[Exercise goal]
Take the lines from the head of the listing through the one bearing "const amalgameOmegaInterval = [0.3493, 0.5009];" and copy them exactly, leaving every picture out.

[Dataset excerpt]
########################################

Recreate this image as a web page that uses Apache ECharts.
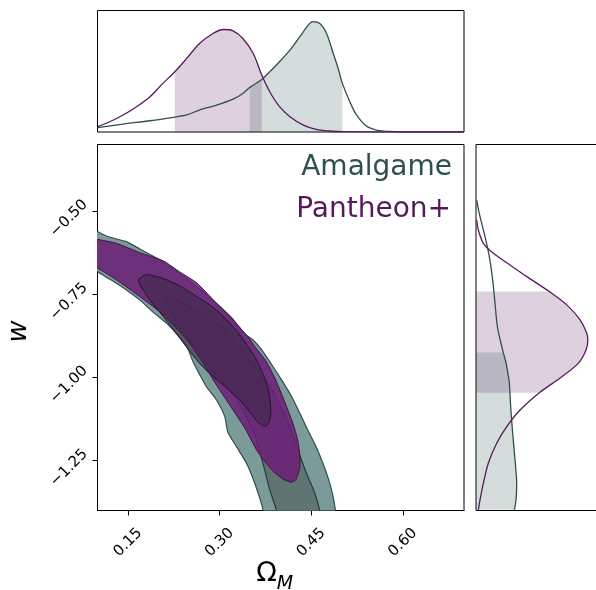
<!DOCTYPE html>
<html>
<head>
<meta charset="utf-8">
<script src="https://cdn.jsdelivr.net/npm/echarts@6/dist/echarts.min.js"></script>
<style>
  html, body { margin: 0; padding: 0; background: #ffffff; }
  #chart { width: 596px; height: 590px; }
</style>
</head>
<body>
<div id="chart"></div>
<script>
// ---- Marginal posterior of Omega_M (top panel) ----
const pantheonOmega = [0.100, 0.120, 0.142, 0.164, 0.186, 0.207, 0.2265, 0.246, 0.267, 0.289, 0.306, 0.322, 0.338, 0.355, 0.3689, 0.382, 0.398, 0.415, 0.437, 0.458, 0.480, 0.502, 0.550, 0.600, 0.700];
const pantheonOmegaDensity = [0.048, 0.093, 0.154, 0.229, 0.319, 0.440, 0.545, 0.666, 0.801, 0.892, 0.928, 0.916, 0.846, 0.711, 0.515, 0.364, 0.229, 0.139, 0.063, 0.024, 0.009, 0.003, 0.001, 0, 0];
const amalgameOmega = [0.100, 0.142, 0.186, 0.224, 0.246, 0.267, 0.295, 0.322, 0.338, 0.3493, 0.369, 0.382, 0.398, 0.415, 0.431, 0.445, 0.452, 0.464, 0.475, 0.486, 0.494, 0.5009, 0.513, 0.524, 0.540, 0.557, 0.578, 0.633, 0.700];
const amalgameOmegaDensity = [0.039, 0.072, 0.102, 0.133, 0.154, 0.199, 0.244, 0.298, 0.349, 0.404, 0.476, 0.545, 0.636, 0.741, 0.861, 0.967, 1.000, 0.982, 0.892, 0.711, 0.575, 0.440, 0.274, 0.154, 0.054, 0.018, 0.006, 0.003, 0.003];
const pantheonOmegaInterval = [0.2265, 0.3689];
const amalgameOmegaInterval = [0.3493, 0.5009];

// ---- Marginal posterior of w (right panel) ----
const pantheonW = [-0.527, -0.557, -0.597, -0.627, -0.662, -0.697, -0.742, -0.782, -0.827, -0.867, -0.887, -0.917, -0.957, -1.002, -1.046, -1.098, -1.148, -1.198, -1.258, -1.318, -1.368, -1.398];
const pantheonWDensity = [0.006, 0.021, 0.066, 0.155, 0.304, 0.454, 0.656, 0.812, 0.931, 0.991, 1.000, 0.985, 0.916, 0.752, 0.567, 0.394, 0.275, 0.185, 0.110, 0.066, 0.036, 0.021];
const amalgameW = [-0.467, -0.517, -0.577, -0.637, -0.707, -0.777, -0.847, -0.907, -0.9255, -0.957, -1.017, -1.088, -1.168, -1.248, -1.318, -1.368, -1.398];
const amalgameWDensity = [0.006, 0.036, 0.081, 0.119, 0.149, 0.170, 0.191, 0.230, 0.244, 0.269, 0.298, 0.310, 0.328, 0.349, 0.364, 0.358, 0.343];
const pantheonWInterval = [-1.046, -0.742];
const amalgameWInterval = [-1.398, -0.9255];

// ---- Joint credible contours [Omega_M, w] ----
const amalgameContour2 = [
  [0.0907, -0.557], [0.100, -0.562], [0.1147, -0.575], [0.1311, -0.584], [0.1475, -0.592], [0.1692, -0.614],
  [0.1966, -0.641], [0.2265, -0.677], [0.2592, -0.722], [0.2920, -0.773], [0.3198, -0.821], [0.3394, -0.866],
  [0.3542, -0.887], [0.3689, -0.917], [0.3853, -0.962], [0.4016, -1.008], [0.4164, -1.053], [0.4311, -1.107],
  [0.4442, -1.158], [0.4573, -1.206], [0.4688, -1.257], [0.4786, -1.308], [0.4851, -1.353], [0.4900, -1.404],
  [0.4917, -1.428], [0.3689, -1.428], [0.3710, -1.398], [0.3574, -1.318], [0.3439, -1.258], [0.3275, -1.208],
  [0.3133, -1.164], [0.3084, -1.118], [0.2948, -1.068], [0.2784, -1.028], [0.2674, -0.992], [0.2565, -0.953],
  [0.2457, -0.905], [0.2281, -0.866], [0.2129, -0.837], [0.1905, -0.803], [0.1692, -0.767], [0.1496, -0.740],
  [0.1311, -0.717], [0.1136, -0.698], [0.100, -0.682], [0.0907, -0.677]
];
const amalgameContour1 = [
  [0.2085, -0.761], [0.2216, -0.757], [0.2347, -0.770], [0.2560, -0.794], [0.2789, -0.821], [0.3034, -0.848],
  [0.3247, -0.893], [0.3460, -0.941], [0.3656, -0.986], [0.3836, -1.029], [0.3984, -1.083], [0.4115, -1.134],
  [0.4229, -1.188], [0.4311, -1.233], [0.4421, -1.288], [0.4557, -1.348], [0.4638, -1.400], [0.4655, -1.428],
  [0.3918, -1.428], [0.3930, -1.400], [0.3820, -1.338], [0.3738, -1.278], [0.3656, -1.224], [0.3574, -1.173],
  [0.3444, -1.122], [0.3296, -1.068], [0.3100, -1.023], [0.2871, -0.977], [0.2642, -0.923], [0.2429, -0.869],
  [0.2265, -0.821], [0.2134, -0.782]
];
const pantheonContour2 = [
  [0.0907, -0.671], [0.100, -0.672], [0.1311, -0.707], [0.1692, -0.757], [0.2020, -0.803], [0.2347, -0.863],
  [0.2560, -0.911], [0.2756, -0.965], [0.2948, -1.023], [0.3165, -1.083], [0.3411, -1.152], [0.3624, -1.224],
  [0.3853, -1.278], [0.4033, -1.305], [0.4164, -1.315], [0.4246, -1.308], [0.4311, -1.272], [0.4311, -1.233],
  [0.4278, -1.188], [0.4197, -1.137], [0.4066, -1.074], [0.3918, -1.008], [0.3766, -0.953], [0.3591, -0.911],
  [0.3460, -0.878], [0.3219, -0.827], [0.2948, -0.777], [0.2625, -0.716], [0.2347, -0.683], [0.2080, -0.650],
  [0.1692, -0.625], [0.1311, -0.597], [0.100, -0.585], [0.0907, -0.581]
];
const pantheonContour1 = [
  [0.1676, -0.704], [0.1807, -0.691], [0.2080, -0.703], [0.2347, -0.725], [0.2625, -0.757], [0.2838, -0.782],
  [0.3062, -0.817], [0.3264, -0.857], [0.3427, -0.896], [0.3602, -0.947], [0.3722, -0.995], [0.3804, -1.044],
  [0.3836, -1.089], [0.3828, -1.122], [0.3779, -1.143], [0.3722, -1.146], [0.3624, -1.134], [0.3493, -1.104],
  [0.3329, -1.068], [0.3165, -1.041], [0.3002, -1.014], [0.2838, -0.989], [0.2620, -0.947], [0.2429, -0.902],
  [0.2281, -0.866], [0.2118, -0.827], [0.1987, -0.797], [0.1856, -0.767], [0.1758, -0.740], [0.1692, -0.722]
];

// ---- Axis ticks ----
const omegaTicks = [0.15, 0.30, 0.45, 0.60];
const wTicks = [-1.25, -1.00, -0.75, -0.50];
const omegaRange = [0.1, 0.7];
const wRange = [-1.4, -0.3];

const AMALGAME = '#2f4f4f';
const PANTHEON = '#561a5c';
const FONT = '"DejaVu Sans", "Liberation Sans", sans-serif';

function zip(a, b) { return a.map((v, i) => [v, b[i]]); }

function polygonSeries(points, fill, stroke, lineWidth, axisIndex, z, smooth) {
  return {
    type: 'custom', xAxisIndex: axisIndex, yAxisIndex: axisIndex, clip: true, z: z, silent: true,
    data: points, encode: { x: 0, y: 1 },
    renderItem: function (params, api) {
      if (params.dataIndex !== 0) return null;
      return {
        type: 'polygon',
        shape: { points: points.map(p => api.coord(p)), smooth: smooth },
        style: { fill: fill, stroke: stroke, lineWidth: lineWidth }
      };
    }
  };
}

// top-panel shaded interval under the curve
function topFill(xs, ys, interval, color) {
  const pts = zip(xs, ys).filter(p => p[0] >= interval[0] - 1e-9 && p[0] <= interval[1] + 1e-9);
  return {
    type: 'line', xAxisIndex: 0, yAxisIndex: 0, data: pts, smooth: 0.3, symbol: 'none', silent: true, z: 1,
    lineStyle: { width: 0, opacity: 0 },
    areaStyle: { color: color, opacity: 0.2 }
  };
}

// right-panel shaded interval between axis and curve
function rightFill(ws, dens, interval, color) {
  const pts = zip(dens, ws).filter(p => p[1] >= interval[0] - 1e-9 && p[1] <= interval[1] + 1e-9);
  const poly = [[0, pts[0][1]]].concat(pts, [[0, pts[pts.length - 1][1]]]);
  return polygonSeries(poly, color, 'none', 0, 2, 1, 0);
}

function fmt(v) {
  return (v < 0 ? '\u2212' : '') + Math.abs(v).toFixed(2);
}

const chart = echarts.init(document.getElementById('chart'), null, { renderer: 'canvas' });

const hiddenAxis = { show: false, splitLine: { show: false } };
const panel = { show: true, borderColor: '#000', borderWidth: 1, backgroundColor: 'transparent', containLabel: false, outerBoundsMode: 'none' };

chart.setOption({
  animation: false,
  backgroundColor: '#ffffff',
  grid: [
    Object.assign({ left: 97.5, top: 10.5, width: 366.5, height: 121.5 }, panel),
    Object.assign({ left: 97.5, top: 144.5, width: 366.5, height: 366 }, panel),
    Object.assign({ left: 476, top: 144.5, width: 123, height: 366 }, panel)
  ],
  xAxis: [
    Object.assign({ type: 'value', gridIndex: 0, min: omegaRange[0], max: omegaRange[1] }, hiddenAxis),
    {
      type: 'value', gridIndex: 1, min: omegaRange[0], max: omegaRange[1],
      splitLine: { show: false },
      axisLine: { show: true, onZero: false, lineStyle: { color: '#000', width: 1 } },
      axisTick: { show: true, customValues: omegaTicks, length: 5, lineStyle: { color: '#000', width: 1 } },
      axisLabel: {
        customValues: omegaTicks, formatter: fmt, rotate: 45, align: 'center', verticalAlign: 'middle',
        margin: 32, fontSize: 15, color: '#000', fontFamily: FONT
      },
      name: '{o|\u03A9}{s|M}', nameLocation: 'middle', nameGap: 50, nameMoveOverlap: false,
      nameTextStyle: {
        padding: [0, 12, 0, 0],
        rich: {
          o: { fontSize: 27, fontFamily: FONT, color: '#000', lineHeight: 32, verticalAlign: 'top' },
          s: { fontSize: 19, fontFamily: FONT, fontStyle: 'italic', color: '#000', lineHeight: 19, padding: [16, 0, 0, 0] }
        }
      }
    },
    Object.assign({ type: 'value', gridIndex: 2, min: 0, max: 1.1 }, hiddenAxis)
  ],
  yAxis: [
    Object.assign({ type: 'value', gridIndex: 0, min: 0, max: 1.1 }, hiddenAxis),
    {
      type: 'value', gridIndex: 1, min: wRange[0], max: wRange[1],
      splitLine: { show: false },
      axisLine: { show: true, onZero: false, lineStyle: { color: '#000', width: 1 } },
      axisTick: { show: true, customValues: wTicks, length: 5, lineStyle: { color: '#000', width: 1 } },
      axisLabel: {
        customValues: wTicks, formatter: fmt, rotate: 45, align: 'center', verticalAlign: 'middle',
        margin: 21, fontSize: 15, color: '#000', fontFamily: FONT, padding: [21, 21, 0, 0]
      },
      name: 'w', nameLocation: 'middle', nameRotate: 90, nameGap: 65, nameMoveOverlap: false,
      nameTextStyle: { fontSize: 27, fontStyle: 'italic', fontFamily: FONT, color: '#000', padding: [0, 8, 0, 0] }
    },
    Object.assign({ type: 'value', gridIndex: 2, min: wRange[0], max: wRange[1] }, hiddenAxis)
  ],
  graphic: [
    { type: 'text', x: 452, y: 168, z: 100,
      style: { text: 'Amalgame', fill: AMALGAME, font: '28px ' + FONT, align: 'right', verticalAlign: 'middle', textAlign: 'right', textVerticalAlign: 'middle' } },
    { type: 'text', x: 451, y: 209.5, z: 100,
      style: { text: 'Pantheon+', fill: PANTHEON, font: '28px ' + FONT, align: 'right', verticalAlign: 'middle', textAlign: 'right', textVerticalAlign: 'middle' } }
  ],
  series: [
    // top marginal
    topFill(pantheonOmega, pantheonOmegaDensity, pantheonOmegaInterval, PANTHEON),
    topFill(amalgameOmega, amalgameOmegaDensity, amalgameOmegaInterval, AMALGAME),
    { name: 'Amalgame', type: 'line', xAxisIndex: 0, yAxisIndex: 0, data: zip(amalgameOmega, amalgameOmegaDensity),
      smooth: 0.3, symbol: 'none', z: 3, lineStyle: { color: AMALGAME, width: 1.3 } },
    { name: 'Pantheon+', type: 'line', xAxisIndex: 0, yAxisIndex: 0, data: zip(pantheonOmega, pantheonOmegaDensity),
      smooth: 0.3, symbol: 'none', z: 3, lineStyle: { color: PANTHEON, width: 1.3 } },

    // joint contours
    polygonSeries(amalgameContour2, '#7a9b98', AMALGAME, 1.2, 1, 2, 0.2),
    polygonSeries(amalgameContour1, '#607571', '#223c3c', 1.2, 1, 2, 0.2),
    polygonSeries(pantheonContour2, 'rgba(107,30,117,0.85)', '#451049', 1, 1, 2, 0.2),
    polygonSeries(pantheonContour1, 'rgba(55,40,68,0.58)', '#2e0c33', 1, 1, 2, 0.2),

    // right marginal
    rightFill(pantheonW, pantheonWDensity, pantheonWInterval, 'rgba(86,26,92,0.2)'),
    rightFill(amalgameW, amalgameWDensity, amalgameWInterval, 'rgba(47,79,79,0.2)'),
    { type: 'line', xAxisIndex: 2, yAxisIndex: 2, data: zip(amalgameWDensity, amalgameW),
      smooth: 0.3, symbol: 'none', z: 3, lineStyle: { color: AMALGAME, width: 1.3 } },
    { type: 'line', xAxisIndex: 2, yAxisIndex: 2, data: zip(pantheonWDensity, pantheonW),
      smooth: 0.3, symbol: 'none', z: 3, lineStyle: { color: PANTHEON, width: 1.3 } }
  ]
});
</script>
</body>
</html>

########################################

[Task result]
Recreate this image as a web page that uses Apache ECharts.
<!DOCTYPE html>
<html>
<head>
<meta charset="utf-8">
<script src="https://cdn.jsdelivr.net/npm/echarts@6/dist/echarts.min.js"></script>
<style>
  html, body { margin: 0; padding: 0; background: #ffffff; }
  #chart { width: 596px; height: 590px; }
</style>
</head>
<body>
<div id="chart"></div>
<script>
// ---- Marginal posterior of Omega_M (top panel) ----
const pantheonOmega = [0.100, 0.120, 0.142, 0.164, 0.186, 0.207, 0.2265, 0.246, 0.267, 0.289, 0.306, 0.322, 0.338, 0.355, 0.3689, 0.382, 0.398, 0.415, 0.437, 0.458, 0.480, 0.502, 0.550, 0.600, 0.700];
const pantheonOmegaDensity = [0.048, 0.093, 0.154, 0.229, 0.319, 0.440, 0.545, 0.666, 0.801, 0.892, 0.928, 0.916, 0.846, 0.711, 0.515, 0.364, 0.229, 0.139, 0.063, 0.024, 0.009, 0.003, 0.001, 0, 0];
const amalgameOmega = [0.100, 0.142, 0.186, 0.224, 0.246, 0.267, 0.295, 0.322, 0.338, 0.3493, 0.369, 0.382, 0.398, 0.415, 0.431, 0.445, 0.452, 0.464, 0.475, 0.486, 0.494, 0.5009, 0.513, 0.524, 0.540, 0.557, 0.578, 0.633, 0.700];
const amalgameOmegaDensity = [0.039, 0.072, 0.102, 0.133, 0.154, 0.199, 0.244, 0.298, 0.349, 0.404, 0.476, 0.545, 0.636, 0.741, 0.861, 0.967, 1.000, 0.982, 0.892, 0.711, 0.575, 0.440, 0.274, 0.154, 0.054, 0.018, 0.006, 0.003, 0.003];
const pantheonOmegaInterval = [0.2265, 0.3689];
const amalgameOmegaInterval = [0.3493, 0.5009];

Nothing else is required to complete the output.